None of those problems have easy fixes.

Google, for its part, is being more careful in how it presents Flow. It is not selling the idea that anyone can type a line and get a perfect film. The pitch is subtler. This is a tool you work with. You generate, adjust, redo. Something closer to editing than magic.

Creators involved in early projects echo that learning curve. Filmmaker Bowdhitya, who worked on Talwiinder’s video, described the process as iterative, requiring specific inputs around camera, lens and lighting to get usable results. Talwiinder, too, noted that the system demands time and direction, even as it enables visuals that would otherwise be difficult to produce within typical budgets.

That lowers expectations. It also makes the product easier to place inside existing creative workflows.

But step back, and both companies are circling the same issue.

Cost.

A video like Talwiinder’s would normally require a crew. Camera, lights, set, post-production. All of that costs money because it pays people.

With AI, a chunk of that cost disappears. Or more accurately, it moves. From people to platforms.

That shift is already beginning to show up. The United Nations Conference on Trade and Development has pointed to job losses in parts of the entertainment industry linked to AI adoption. Industry estimates suggest the market for AI-generated content will grow quickly in the next few years. The same estimates also talk about lost income for creators.

Both trends can exist together.

There is another layer to this that no company is answering directly.

These systems are trained on existing films, images and art. Work made by people, over decades. The legal question of who owns what, and who gets paid, is still open. Cases are moving through courts. There is no clear outcome yet.

Which is why it is too early to call this a clean disruption story.

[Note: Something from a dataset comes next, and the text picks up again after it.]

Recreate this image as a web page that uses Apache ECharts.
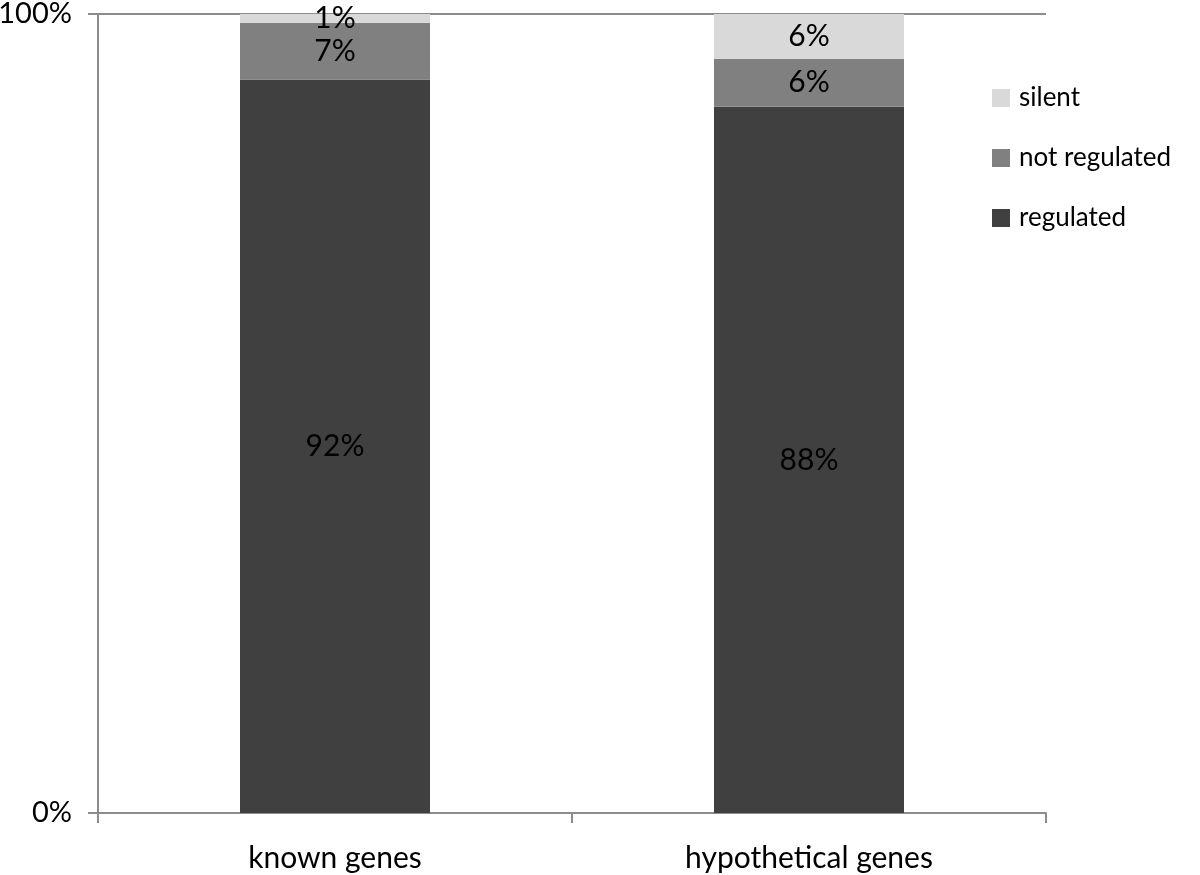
<!DOCTYPE html>
<html>
<head>
<meta charset="utf-8">
<script src="https://cdn.jsdelivr.net/npm/echarts@6/dist/echarts.min.js"></script>
<style>
    html, body { margin: 0; padding: 0; background: #fff; }
    #chart { width: 1200px; height: 875px; }
</style>
</head>
<body>
<div id="chart"></div>
<script>
// values (percent of genes)
var categories = ['known genes', 'hypothetical genes']
var regulated = [91.8, 88.4]
var notRegulated = [7.1, 6.0]
var silent = [1.1, 5.6]
var yTicks = [0, 100]

var chart = echarts.init(document.getElementById('chart'))
var font = 'Lato, "Open Sans", sans-serif'

function seriesOf(name, data, color) {
    return {
        name: name,
        type: 'bar',
        stack: 'total',
        barWidth: 190,
        data: data,
        itemStyle: { color: color },
        label: {
            show: true,
            position: 'inside',
            color: '#000',
            fontFamily: font,
            fontSize: 30,
            formatter: function(p) { return Math.round(p.value) + '%' }
        }
    }
}

chart.setOption({
    animation: false,
    textStyle: { fontFamily: font },
    grid: { left: 98, right: 154, top: 14, bottom: 62, outerBoundsMode: 'none', containLabel: false },
    legend: {
        orient: 'vertical',
        left: 987,
        top: 80,
        itemWidth: 18,
        itemHeight: 18,
        itemGap: 34,
        icon: 'rect',
        data: ['silent', 'not regulated', 'regulated'],
        textStyle: { fontFamily: font, fontSize: 26, color: '#000', padding: [0, 0, 0, 4] }
    },
    xAxis: {
        type: 'category',
        data: categories,
        axisLine: { lineStyle: { color: '#8c8c8c', width: 2 } },
        axisTick: { show: true, alignWithLabel: false, length: 10, lineStyle: { color: '#8c8c8c', width: 2 } },
        axisLabel: { color: '#000', fontSize: 30, fontFamily: font, margin: 30 }
    },
    yAxis: {
        type: 'value',
        min: yTicks[0],
        max: yTicks[1],
        interval: 100,
        axisLine: { show: true, lineStyle: { color: '#8c8c8c', width: 2 } },
        axisTick: { show: true, length: 10, lineStyle: { color: '#8c8c8c', width: 2 } },
        splitLine: { show: true, lineStyle: { color: '#8c8c8c', width: 2 } },
        axisLabel: { color: '#000', fontSize: 29, fontFamily: font, margin: 26, formatter: '{value}%' }
    },
    series: [
        seriesOf('regulated', regulated, '#404040'),
        seriesOf('not regulated', notRegulated, '#808080'),
        seriesOf('silent', silent, '#d9d9d9')
    ]
})
</script>
</body>
</html>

Talwiinder’s video shows what the tools can do when they work well. It also shows how AI is beginning to enter mainstream creative workflows, particularly for artists balancing scale and cost. Sora’s shutdown, on the other hand, shows what happens when the model does not hold up as a product.

Put those together and the picture is less dramatic, more uncertain.

AI video is not the future yet. It is a space being tested in public, by companies that are still figuring out how to make it work.